Classes that are related usually change for related reasons and should be kept together in a related assembly, so that when change happens, it's contained in a reasonably sized physical package.
"The dependant structure between packages must be a directed acyclic graph."
Basically, avoid circular dependencies. Avoid leapfrogging and having a (stable) Common assembly dependant on a downstream assembly. Remember that stability measures how easily an assembly can change without affecting everyone else. Ralf Westphal has a great article on Dependency Structure using Lattix, an NDepend competitor. Patrick Smacchia, the NDepend Lead Developer, has a fine article on the evils of Dependency Cycles.
Ralf has some very pragmatic advice that I agree with:
"Distinguish between implementation and deployment. Split code into as many assemblies as seems necessary to get high testability, and productivity, and retain a good structure." [Ralf Westphal]
This might initially sound like a punt or a cop-out, but it's not. The number of assemblies you release will likely asymptotically approach one. It'll definitely be closer to one than to one-million. However, if you ever reach one, worry, and think seriously about how you got there.
Udi Dahan commented on Patrick's Guiding Principles of Software Development and said, quoting himself from elsewhere (emphasis mine):
In the end, you should see bunches of projects/dlls which go together, while between the bunches there is almost no dependence whatsoever. The boundaries between bunches will almost always be an interface project/dll.

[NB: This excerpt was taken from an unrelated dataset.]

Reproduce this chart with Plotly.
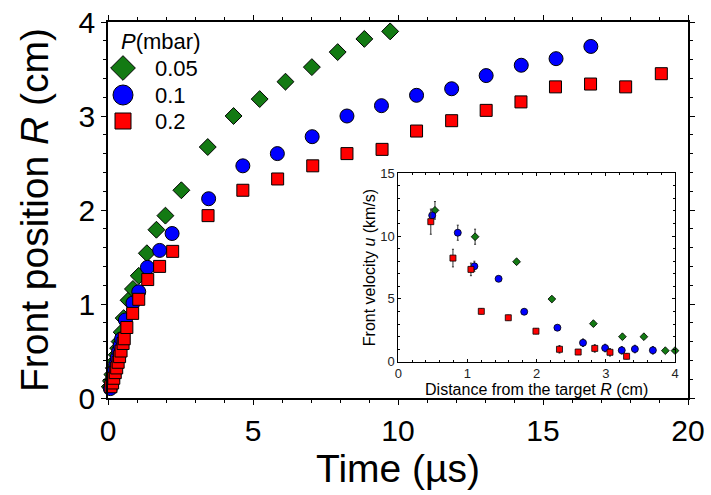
import plotly.graph_objects as go

# Front position R (cm) versus time (µs) for three background pressures
t_005 = [0.06, 0.10, 0.15, 0.20, 0.25, 0.30, 0.35, 0.40, 0.47, 0.54, 0.71, 0.86, 1.06, 1.34,
         1.67, 1.98, 2.53, 3.44, 4.33, 5.23, 6.12, 7.03, 7.92, 8.84, 9.73]
R_005 = [0.12, 0.18, 0.25, 0.32, 0.39, 0.46, 0.53, 0.60, 0.70, 0.85, 1.04, 1.16, 1.30, 1.54,
         1.79, 1.94, 2.21, 2.67, 3.00, 3.18, 3.365, 3.52, 3.68, 3.82, 3.90]

t_01 = [0.08, 0.12, 0.17, 0.22, 0.27, 0.32, 0.37, 0.42, 0.47, 0.60, 0.86, 1.06, 1.36, 1.78,
        2.21, 3.47, 4.65, 5.84, 7.04, 8.24, 9.43, 10.64, 11.85, 13.04, 14.25, 15.45, 16.65]
R_01 = [0.10, 0.15, 0.22, 0.29, 0.36, 0.43, 0.50, 0.56, 0.63, 0.83, 1.01, 1.13, 1.39, 1.57,
        1.75, 2.12, 2.47, 2.60, 2.78, 3.00, 3.11, 3.22, 3.29, 3.43, 3.54, 3.61, 3.74]

t_02 = [0.10, 0.16, 0.20, 0.25, 0.30, 0.35, 0.40, 0.45, 0.52, 0.56, 0.65, 0.85, 1.06, 1.37,
        1.78, 2.23, 3.45, 4.65, 5.85, 7.06, 8.24, 9.45, 10.64, 11.85, 13.04, 14.24, 15.43,
        16.64, 17.85, 19.08]
R_02 = [0.12, 0.16, 0.21, 0.27, 0.32, 0.38, 0.44, 0.50, 0.58, 0.63, 0.75, 0.90, 1.05, 1.26,
        1.40, 1.56, 1.94, 2.21, 2.33, 2.47, 2.60, 2.645, 2.84, 2.95, 3.06, 3.15, 3.31,
        3.34, 3.31, 3.45]

# Front velocity u (km/s) versus distance from the target R (cm), with uncertainties
d_005 = [0.53, 1.11, 1.71, 2.22, 2.82, 3.24, 3.55, 3.86, 4.00]
u_005 = [12.05, 9.95, 7.96, 4.99, 3.03, 1.99, 1.99, 0.88, 0.88]
e_005 = [0.7, 0.6, 0.2, 0.2, 0.2, 0.2, 0.2, 0.1, 0.1]

d_01 = [0.49, 0.86, 1.10, 1.45, 1.82, 2.30, 2.67, 2.99, 3.23, 3.42, 3.68]
u_01 = [11.65, 10.27, 7.6, 6.6, 3.98, 2.71, 1.51, 1.09, 0.91, 1.01, 0.91]
e_01 = [0.5, 0.6, 0.4, 0.2, 0.2, 0.2, 0.3, 0.3, 0.3, 0.3, 0.3]

d_02 = [0.47, 0.79, 1.05, 1.20, 1.59, 1.99, 2.33, 2.60, 2.84, 3.06, 3.30]
u_02 = [11.15, 8.25, 7.35, 4.01, 3.50, 2.43, 0.99, 0.77, 1.06, 0.75, 0.43]
e_02 = [1.0, 0.7, 0.5, 0.2, 0.2, 0.2, 0.3, 0.2, 0.3, 0.3, 0.2]

pressures = ["0.05", "0.1", "0.2"]
legend_title = "<i>P</i>(mbar)"

GREEN = "#137a13"
BLUE = "#0000ff"
RED = "#ff0000"
FONT = "Liberation Sans, Arial, sans-serif"

styles = [
    dict(symbol="diamond", color=GREEN, size=13, isize=6, lsize=19),
    dict(symbol="circle", color=BLUE, size=14, isize=7, lsize=20),
    dict(symbol="square", color=RED, size=12, isize=6, lsize=16),
]

main_sets = [(t_005, R_005), (t_01, R_01), (t_02, R_02)]
inset_sets = [(d_005, u_005, e_005), (d_01, u_01, e_01), (d_02, u_02, e_02)]

fig = go.Figure()

for (t, R), st, p in zip(main_sets, styles, pressures):
    fig.add_trace(go.Scatter(
        x=t, y=R, mode="markers", name=p, showlegend=False,
        marker=dict(symbol=st["symbol"], color=st["color"], size=st["size"], opacity=1,
                    line=dict(color="black", width=1)),
        cliponaxis=False, xaxis="x", yaxis="y",
    ))

for (d, u, e), st, p in zip(inset_sets, styles, pressures):
    fig.add_trace(go.Scatter(
        x=d, y=u, mode="markers", name=p, showlegend=False,
        error_y=dict(type="data", array=e, visible=True, color="#333333",
                     thickness=1, width=1),
        marker=dict(symbol=st["symbol"], color=st["color"], size=st["isize"], opacity=1,
                    line=dict(color="black", width=0.8)),
        cliponaxis=False, xaxis="x2", yaxis="y2",
    ))

# Key drawn on a hidden overlay axis whose units are screen pixels
key_x = 123
key_text_x = 153
key_title_y = 41
key_rows_y = [68, 95, 121]
fig.add_trace(go.Scatter(
    x=[key_x] * len(pressures), y=key_rows_y, mode="markers", showlegend=False,
    hoverinfo="skip",
    marker=dict(symbol=[s["symbol"] for s in styles], color=[s["color"] for s in styles],
                size=[s["lsize"] for s in styles], opacity=1,
                line=dict(color="black", width=1)),
    cliponaxis=False, xaxis="x3", yaxis="y3",
))
annotations = [dict(x=key_x - 4, y=key_title_y, xref="x3", yref="y3", text=legend_title,
                    showarrow=False, xanchor="left", yanchor="middle",
                    font=dict(family=FONT, size=22, color="black"))]
for p, yy in zip(pressures, key_rows_y):
    annotations.append(dict(x=key_text_x, y=yy, xref="x3", yref="y3", text=p,
                            showarrow=False, xanchor="left", yanchor="middle",
                            font=dict(family=FONT, size=22, color="black")))

main_axis = dict(showline=True, linecolor="black", linewidth=1.5, mirror="ticks",
                 ticks="outside", ticklen=5, tickwidth=1.2, tickcolor="black",
                 showgrid=False, zeroline=False, automargin=False,
                 tickfont=dict(family=FONT, size=30, color="black"))
inset_axis = dict(showline=True, linecolor="black", linewidth=1, mirror="ticks",
                  ticks="inside", ticklen=3, tickwidth=1, tickcolor="black",
                  showgrid=False, zeroline=False, automargin=False,
                  tickfont=dict(family=FONT, size=13, color="#222222"))

fig.update_layout(
    width=711, height=495,
    margin=dict(l=108, r=23, t=22, b=97),
    paper_bgcolor="white", plot_bgcolor="white",
    font=dict(family=FONT, color="black"),
    showlegend=False,
    annotations=annotations,
    xaxis=dict(**main_axis, range=[0, 20], dtick=5,
               minor=dict(dtick=1, ticklen=3, ticks="outside", tickcolor="black"),
               title=dict(text="Time (µs)", font=dict(family=FONT, size=39), standoff=4)),
    yaxis=dict(**main_axis, range=[0, 4], dtick=1,
               minor=dict(dtick=0.2, ticklen=3, ticks="outside", tickcolor="black"),
               title=dict(text="Front position <i>R</i> (cm)", font=dict(family=FONT, size=39),
                          standoff=18)),
    xaxis2=dict(**inset_axis, domain=[0.5005, 0.9776], anchor="y2", range=[0, 4], dtick=1,
                minor=dict(dtick=0.2, ticklen=2, ticks="inside", tickcolor="black"),
                title=dict(text="Distance from the target <i>R</i> (cm)",
                           font=dict(family=FONT, size=16), standoff=0)),
    yaxis2=dict(**inset_axis, domain=[0.0965, 0.5976], anchor="x2", range=[0, 15], dtick=5,
                minor=dict(dtick=1, ticklen=2, ticks="inside", tickcolor="black"),
                title=dict(text="Front velocity <i>u</i> (km/s)",
                           font=dict(family=FONT, size=16), standoff=0)),
    xaxis3=dict(domain=[0, 1], range=[108, 688], visible=False, fixedrange=True,
                anchor="y3", overlaying="x"),
    yaxis3=dict(domain=[0, 1], range=[398, 22], visible=False, fixedrange=True,
                anchor="x3", overlaying="y"),
)

fig.write_html("out.html")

This will have the pleasant side-effect of enabling concurrent development of bunches with developers hardly ever stepping on each other’s toes. Actually, the number of projects in a given developer’s solution will probably decrease, since they no longer have to deal with all parts of the system.
I would respectfully disagree with the bolded point and direct back to the principle that team structure should never dictate deployment structure. A good source control system along with pervasive communication as well as good task assignment should prevent "stepping on...toes." Sure, it's perhaps a side effect, but definitively not one worth mentioning or focusing on.

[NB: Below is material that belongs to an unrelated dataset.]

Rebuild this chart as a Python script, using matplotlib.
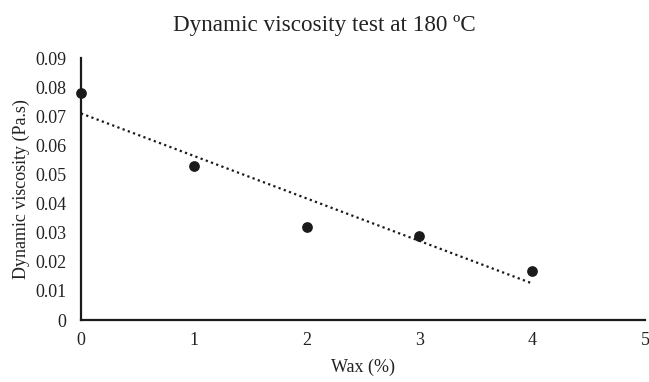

What's the conclusion? Consider these things when designing your deployment structure (that is, when deciding if something should be a new assembly or not):
- Where will it be deployed?
- Remember that compile-time references aren't necessarily runtime references. Assemblies aren't loaded until the code that uses them is JIT'ted.
- Think about where your 3rd Party Libraries fit in. Are they hanging off your "root" assembly, or are they abstracted away behind a plugin assembly?

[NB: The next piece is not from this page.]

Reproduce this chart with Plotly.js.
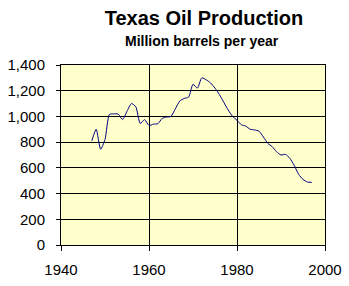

- Consider putting "undesirable dependencies" as far away from your main stuff as possible. Don't get them tangled in your main tree. "Things burn, Colonel."
- If you're making a library, think about how many dependencies "come along for the ride" when your downstream developer/user does an Add Reference.
- If they have to add 4 assemblies to make 1 plugin, that's weak. (DasBlog has this problem with custom macros, we force you to add 2. That's lame of us.)
- If you're big into plugins and you're *all about* interfaces, do consider putting them in their own assembly.
- Consider grouping assemblies based on shared functionality, where Assembly == Subsystem, while watching for cycles and in appropriate, ahem, coupling.
- If you notice that some assemblies seem to always go together, always versioning and changing together, like peas and carrots, perhaps they should be one.
- Notice "natural clumping" and consider if that clumping is happening for reasons of Good Design or Bad Design, and act accordingly.
- Personally, while I think ILMerge is a very cool tool, I have to find a good reason to use it in the Enterprise, except for when releasing small XCopy-able utilities to end-user's machines where I really want a single file.
What IS the right number of assemblies, Dear Reader?